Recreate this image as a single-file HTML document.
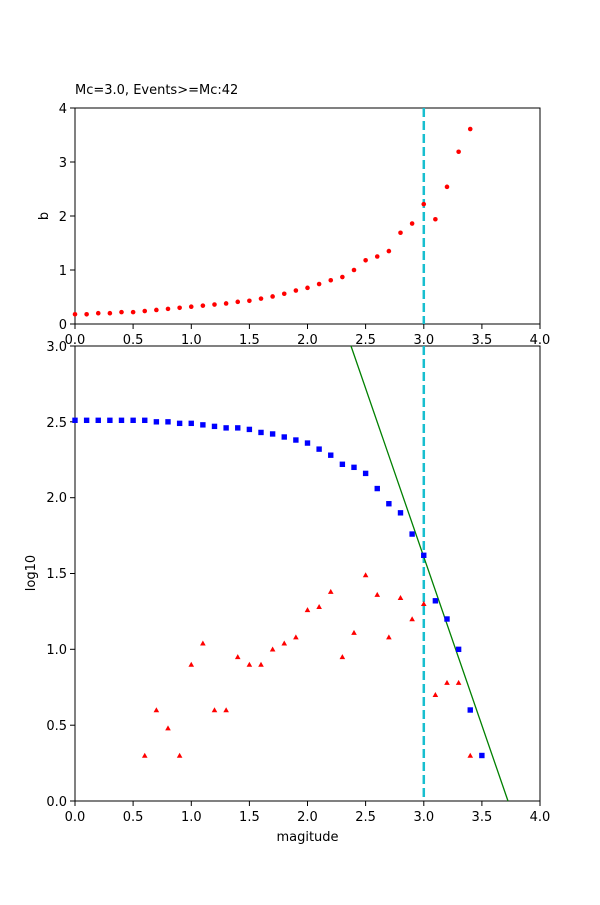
<!DOCTYPE html>
<html><head><style>
body{margin:0;background:#fff}
svg text{font-family:"DejaVu Sans","Liberation Sans",sans-serif;font-size:13px;fill:#000}
</style></head><body>
<svg id="s" width="600" height="900" xmlns="http://www.w3.org/2000/svg">
<rect width="600" height="900" fill="#fff"/>
<!-- top axes -->
<rect x="75" y="108" width="465" height="216" fill="none" stroke="#000" stroke-width="1"/>
<g stroke="#000">
<line x1="75" y1="324" x2="75" y2="329"/><line x1="133.1" y1="324" x2="133.1" y2="329"/><line x1="191.3" y1="324" x2="191.3" y2="329"/><line x1="249.4" y1="324" x2="249.4" y2="329"/><line x1="307.5" y1="324" x2="307.5" y2="329"/><line x1="365.6" y1="324" x2="365.6" y2="329"/><line x1="423.8" y1="324" x2="423.8" y2="329"/><line x1="481.9" y1="324" x2="481.9" y2="329"/><line x1="540" y1="324" x2="540" y2="329"/>
<line x1="70" y1="324" x2="75" y2="324"/><line x1="70" y1="270" x2="75" y2="270"/><line x1="70" y1="216" x2="75" y2="216"/><line x1="70" y1="162" x2="75" y2="162"/><line x1="70" y1="108" x2="75" y2="108"/>
</g>
<g text-anchor="middle">
<text x="75" y="344">0.0</text><text x="133.1" y="344">0.5</text><text x="191.3" y="344">1.0</text><text x="249.4" y="344">1.5</text><text x="307.5" y="344">2.0</text><text x="365.6" y="344">2.5</text><text x="423.8" y="344">3.0</text><text x="481.9" y="344">3.5</text><text x="540" y="344">4.0</text>
</g>
<g text-anchor="end">
<text x="67" y="329">0</text><text x="67" y="275">1</text><text x="67" y="221">2</text><text x="67" y="167">3</text><text x="67" y="113">4</text>
</g>
<text x="48" y="216" text-anchor="middle" transform="rotate(-90 48 216)">b</text>
<text x="75" y="94">Mc=3.0, Events&gt;=Mc:42</text>
<line x1="423.8" y1="108" x2="423.8" y2="324" stroke="#17becf" stroke-width="2.5" stroke-dasharray="9,4"/>
<!-- bottom axes -->
<rect x="75" y="346" width="465" height="455" fill="none" stroke="#000" stroke-width="1"/>
<g stroke="#000">
<line x1="75" y1="801" x2="75" y2="806"/><line x1="133.1" y1="801" x2="133.1" y2="806"/><line x1="191.3" y1="801" x2="191.3" y2="806"/><line x1="249.4" y1="801" x2="249.4" y2="806"/><line x1="307.5" y1="801" x2="307.5" y2="806"/><line x1="365.6" y1="801" x2="365.6" y2="806"/><line x1="423.8" y1="801" x2="423.8" y2="806"/><line x1="481.9" y1="801" x2="481.9" y2="806"/><line x1="540" y1="801" x2="540" y2="806"/>
<line x1="70" y1="801" x2="75" y2="801"/><line x1="70" y1="725.2" x2="75" y2="725.2"/><line x1="70" y1="649.3" x2="75" y2="649.3"/><line x1="70" y1="573.5" x2="75" y2="573.5"/><line x1="70" y1="497.7" x2="75" y2="497.7"/><line x1="70" y1="421.8" x2="75" y2="421.8"/><line x1="70" y1="346" x2="75" y2="346"/>
</g>
<g text-anchor="middle">
<text x="75" y="821">0.0</text><text x="133.1" y="821">0.5</text><text x="191.3" y="821">1.0</text><text x="249.4" y="821">1.5</text><text x="307.5" y="821">2.0</text><text x="365.6" y="821">2.5</text><text x="423.8" y="821">3.0</text><text x="481.9" y="821">3.5</text><text x="540" y="821">4.0</text>
</g>
<g text-anchor="end">
<text x="67" y="806">0.0</text><text x="67" y="730">0.5</text><text x="67" y="654">1.0</text><text x="67" y="578">1.5</text><text x="67" y="502">2.0</text><text x="67" y="427">2.5</text><text x="67" y="351">3.0</text>
</g>
<text x="307.5" y="841" text-anchor="middle">magitude</text>
<text x="35" y="573" text-anchor="middle" transform="rotate(-90 35 573)">log10</text>
<line x1="423.8" y1="346" x2="423.8" y2="801" stroke="#17becf" stroke-width="2.5" stroke-dasharray="9,4"/>
<line x1="351" y1="346" x2="508" y2="801" stroke="#008000" stroke-width="1.3"/>
<g id="gTop"></g><g id="gBot"></g>
</svg>
<script>
var NS="http://www.w3.org/2000/svg";
function el(p,t,a){var e=document.createElementNS(NS,t);for(var k in a)e.setAttribute(k,a[k]);p.appendChild(e);}
var gT=document.getElementById("gTop"),gB=document.getElementById("gBot");
var b=[0.18,0.18,0.2,0.2,0.22,0.22,0.24,0.26,0.28,0.3,0.32,0.34,0.36,0.38,0.41,0.43,0.47,0.51,0.56,0.62,0.67,0.74,0.81,0.87,1.0,1.18,1.25,1.35,1.69,1.86,2.22,1.94,2.54,3.19,3.61];
b.forEach(function(v,i){el(gT,"circle",{cx:75+i*11.625,cy:324-v*54,r:2.3,fill:"red"});});
var bl=[2.51,2.51,2.51,2.51,2.51,2.51,2.51,2.5,2.5,2.49,2.49,2.48,2.47,2.46,2.46,2.45,2.43,2.42,2.4,2.38,2.36,2.32,2.28,2.22,2.2,2.16,2.06,1.96,1.9,1.76,1.62,1.32,1.2,1.0,0.6,0.3];
bl.forEach(function(v,i){var x=75+i*11.625,y=801-v*151.67;el(gB,"rect",{x:x-2.7,y:y-2.7,width:5.4,height:5.4,fill:"blue"});});
var tr=[[0.6,0.3],[0.7,0.6],[0.8,0.48],[0.9,0.3],[1.0,0.9],[1.1,1.04],[1.2,0.6],[1.3,0.6],[1.4,0.95],[1.5,0.9],[1.6,0.9],[1.7,1.0],[1.8,1.04],[1.9,1.08],[2.0,1.26],[2.1,1.28],[2.2,1.38],[2.3,0.95],[2.4,1.11],[2.5,1.49],[2.6,1.36],[2.7,1.08],[2.8,1.34],[2.9,1.2],[3.0,1.3],[3.1,0.7],[3.2,0.78],[3.3,0.78],[3.4,0.3]];
tr.forEach(function(p){var x=75+p[0]*116.25,y=801-p[1]*151.67;el(gB,"polygon",{points:(x-2.8)+","+(y+2.2)+" "+(x+2.8)+","+(y+2.2)+" "+x+","+(y-2.8),fill:"red"});});
</script>
</body></html>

-- Task --
Gather, from the listing above, every line carrying the word "document".

-- Finished task --
Recreate this image as a single-file HTML document.
function el(p,t,a){var e=document.createElementNS(NS,t);for(var k in a)e.setAttribute(k,a[k]);p.appendChild(e);}
var gT=document.getElementById("gTop"),gB=document.getElementById("gBot");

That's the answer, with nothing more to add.